Diagram showing a traditional RAID array rebuild vs using a distributed approach

Diagram showing a traditional RAID array rebuild vs using a distributed approach.

Distributed RAID Arrays

Traditional RAID arrays completely reconstruct a single failed drive on a single replacement drive. The use of a single replacement drive is a major factor in the rebuild time. Traditionally the entire drive is reconstructed with no regard for used vs. unused space. If the array is active with user I/O requests, this will greatly increase the rebuild time.

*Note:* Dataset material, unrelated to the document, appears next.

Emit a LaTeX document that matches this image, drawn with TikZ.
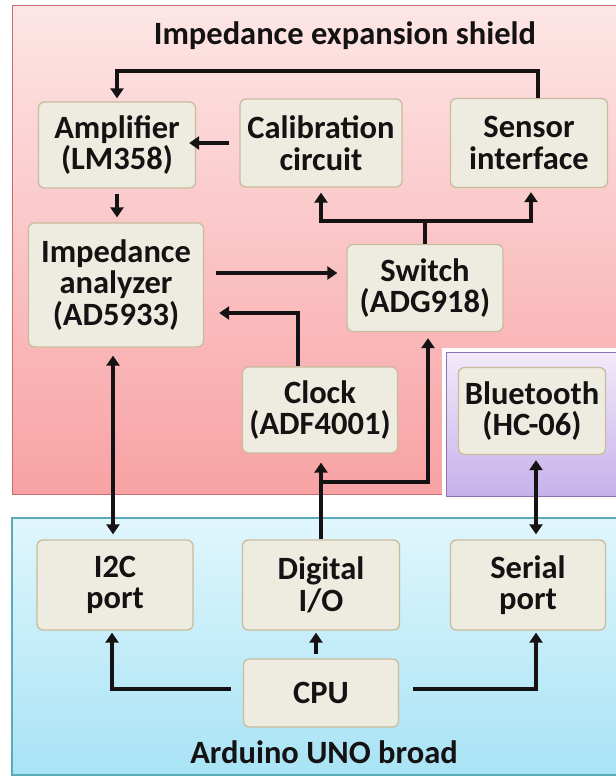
\documentclass[tikz,border=0pt]{standalone}
\usepackage{fontspec}
\setmainfont{Carlito}
\usetikzlibrary{arrows.meta}
\definecolor{shieldtop}{RGB}{253,230,230}
\definecolor{shieldbot}{RGB}{248,162,164}
\definecolor{shieldline}{RGB}{200,110,110}
\definecolor{bttop}{RGB}{242,234,250}
\definecolor{btbot}{RGB}{198,178,234}
\definecolor{btline}{RGB}{140,115,175}
\definecolor{unotop}{RGB}{224,246,252}
\definecolor{unobot}{RGB}{168,227,245}
\definecolor{unoline}{RGB}{90,170,185}
\definecolor{boxfill}{RGB}{238,236,224}
\definecolor{boxline}{RGB}{200,188,156}
\definecolor{inkcol}{RGB}{20,18,18}
\tikzset{
  block/.style={draw=boxline, fill=boxfill, rounded corners=6pt, line width=1.3pt,
    align=center, inner sep=0pt, text=inkcol,
    font=\fontsize{32.5}{31.5}\selectfont\bfseries},
  areatitle/.style={text=inkcol, font=\fontsize{32.5}{31.5}\selectfont\bfseries},
  conn/.style={draw=inkcol, line width=3.8pt, -{Triangle[length=10pt,width=13pt]}},
  biconn/.style={draw=inkcol, line width=3.8pt,
    {Triangle[length=10pt,width=13pt]}-{Triangle[length=10pt,width=13pt]}},
  bus/.style={draw=inkcol, line width=3.8pt},
}
\begin{document}
\begin{tikzpicture}[x=1pt,y=-1pt]
        \useasboundingbox (0,0) rectangle (616,777);
        % board areas
        \draw[shieldline, line width=1pt, top color=shieldtop, bottom color=shieldbot]
          (12,5) rectangle (624,494);
        \draw[white, line width=9pt] (446,352) rectangle (624,496);
        \draw[btline, line width=1pt, top color=bttop, bottom color=btbot]
          (446,352) rectangle (624,496);
        \draw[unoline, line width=1.2pt, top color=unotop, bottom color=unobot]
          (12,518) rectangle (624,775);
        \node[areatitle] (shieldtitle) at (345,36) {Impedance expansion shield};
        \node[areatitle] (unotitle) at (324,752) {Arduino UNO broad};

        % shield blocks
        \node[block, minimum width=157, minimum height=86] (amp) at (117,145) {Amplifier\\(LM358)};
        \node[block, minimum width=162, minimum height=88] (calib) at (321,143) {Calibration\\circuit};
        \node[block, minimum width=157, minimum height=89] (sensor) at (529,143) {Sensor\\interface};
        \node[block, minimum width=175, minimum height=124] (analyzer) at (116,285) {Impedance\\analyzer\\(AD5933)};
        \node[block, minimum width=156, minimum height=87] (switch) at (425,288) {Switch\\(ADG918)};
        \node[block, minimum width=155, minimum height=86] (clock) at (320,410) {Clock\\(ADF4001)};
        \node[block, minimum width=147, minimum height=87] (bt) at (532,411) {Bluetooth\\(HC-06)};

        % arduino blocks
        \node[block, minimum width=156, minimum height=90] (i2c) at (115,585) {I2C\\port};
        \node[block, minimum width=157, minimum height=90] (dio) at (321,585) {Digital\\I/O};
        \node[block, minimum width=155, minimum height=90] (serial) at (528,585) {Serial\\port};
        \node[block, minimum width=155, minimum height=68] (cpu) at (321,693) {CPU};

        % connections
        \draw[conn, shorten >=3pt] ([xshift=9pt]sensor.north) -- ++(0,-27) -| (amp.north);
        \draw[conn, shorten >=3pt] ([xshift=-10pt]calib.west) -- ([xshift=-10pt]calib.west -| amp.east);
        \draw[conn, shorten <=5pt, shorten >=5pt] (amp.south) -- (amp.south |- analyzer.north);
        \coordinate (swin) at ([yshift=15pt]switch.west);
        \draw[conn, shorten <=12pt, shorten >=9pt] (analyzer.east |- swin) -- (swin);
        \draw[conn, shorten >=15pt] ([xshift=-22pt]clock.north) |- ([yshift=-28pt]analyzer.east);
        \coordinate (fork) at ([yshift=23pt]switch.north);
        \draw[bus] (switch.north) -- (fork);
        \draw[conn, shorten >=5pt] (fork) -| (calib.south);
        \draw[conn, shorten >=4pt] (fork) -| ([xshift=2pt]sensor.south);
        \draw[conn, shorten >=9pt] (dio.north) -- (dio.north |- clock.south);
        \coordinate (branch) at ([yshift=57pt]dio.north);
        \draw[conn, shorten >=6pt] (branch) -| ([xshift=3pt]switch.south);
        \draw[biconn, shorten <=8pt, shorten >=5pt] ([xshift=-2pt]i2c.north |- analyzer.south) -- ([xshift=-2pt]i2c.north);
        \coordinate (btout) at ([xshift=4pt]bt.south);
        \draw[biconn, shorten <=5pt, shorten >=5pt] (btout) -- (btout |- serial.north);
        \draw[conn, shorten >=2pt] ([xshift=-12pt,yshift=4pt]cpu.west) -| ([xshift=-3pt]i2c.south);
        \draw[conn, shorten >=2pt] ([xshift=14pt,yshift=4pt]cpu.east) -| ([xshift=8pt]serial.south);
        \coordinate (cpuup) at ([xshift=-5pt]cpu.north);
        \draw[conn, shorten <=4pt, shorten >=2pt] (cpuup) -- (cpuup |- dio.south);
\end{tikzpicture}
\end{document}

Distributed RAID arrays are designed to overcome these limitations. Instead of using the whole disk the disk is broken up into many smaller blocks. These blocks are combined with blocks on other disks creating many small logical RAID arrays utilizing a large subset of the available drives as shown in the figure. These distributed logical RAID arrays are based on space that is actually used. The free space on each drive can be used to store the newly reconstructed data. This allows for a large number of drives being read and written to simultaneously providing significantly faster rebuild times. For L-Store each file and associated parity is placed on a random collection of drives based on the fault tolerance scheme used and data placement criteria. We routinely rebuild a single 2TB in a couple of hours using a single host to perform the data reconstruction. Adding more hosts causes the rebuild time to proportionately decrease.